Alors, j'ai préféré prendre un crédit pour avoir un petit plus au cas où. J'ai une voiture qui a 220 000 km au compteur. Si elle tombe en rade dans un ou deux ans, il faudra que j'en rachète une. Et puis avec la hausse des prix de l'électricité, tout a augmenté. Je me demande ce qui va encore nous tomber sur le coin de la figure dans les mois et les années à venir. Est-ce que l'inflation va continuer ? On n'en sait rien. On est dans l'hypothétique."

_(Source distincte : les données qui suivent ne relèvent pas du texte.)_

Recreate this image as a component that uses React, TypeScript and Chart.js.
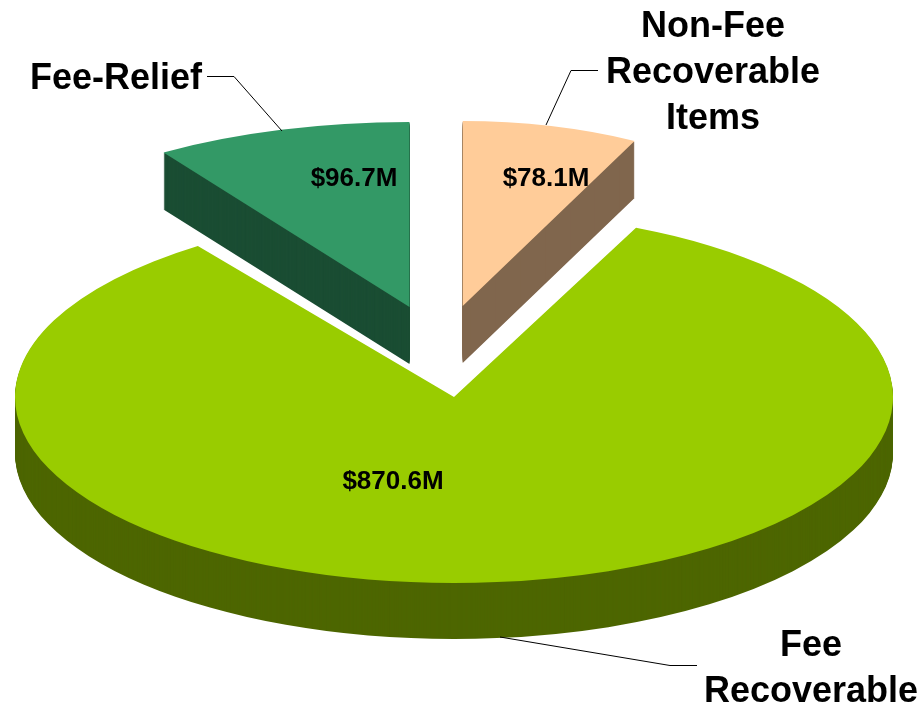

Manon s'est endettée "pour se nourrir"
Employée dans le secteur du service à la personne, Manon, 27 ans, est rémunérée 1 500 euros net. Avec 650 euros de loyer et un enfant en bas âge, son couple "n'y arrive plus". Au chômage depuis février, son compagnon perçoit 700 euros d'indemnités, et doit verser une pension alimentaire pour un enfant né d'une précédente union. La jeune femme, qui vit dans les Bouches-du-Rhône, a signé en mai un crédit renouvelable de 3 000 euros auprès d'une grande société de crédit à la consommation. Il s'ajoute à un autre emprunt de 4 000 euros contracté en décembre pour remplacer sa voiture tombée en panne.
"Jusqu'à présent, on faisait en sorte de tenir au fur et à mesure. Mais depuis deux ou trois mois, je me retrouve à découvert de 600 euros dès le 6 du mois. En plus du chômage de mon compagnon, on a de plus en plus de frais : les factures d'électricité ont augmenté, mon panier de courses a doublé. Quand je range les courses, je me demande à chaque fois si j'ai vraiment payé autant pour si peu. Je mets aussi facilement 50 à 60 euros d'essence par semaine pour aller travailler. On s'est dit qu'on allait faire un prêt à la consommation pour qu'on puisse se nourrir et gérer les dépenses du quotidien.
"Au début, je ne voulais pas emprunter. Ça m'angoisse énormément parce qu'il y a toujours la crainte de ne pas réussir à rembourser." Manon à franceinfo
J'ai fait des simulations sur plusieurs sites pour demander 1 500 euros. Compte tenu de mes revenus, l'un des organismes de prêt m'a dit que je pouvais emprunter jusqu'à 3 000 euros. C'est un des seuls qui m'aient proposé autant. On s'était dit qu'on utiliserait cette somme au fur et à mesure. Sauf que mon compagnon avait 700 euros d'amendes impayées. J'avais aussi un impayé de 200 euros de la crèche, j'ai fait un plein d'essence, on a fait des courses… Bref, ça part très vite. Je me languis que l'inflation se calme. Entre la hausse de l'essence, puis des courses, ça fait beaucoup de crises qui s'ajoutent aux aléas de la vie."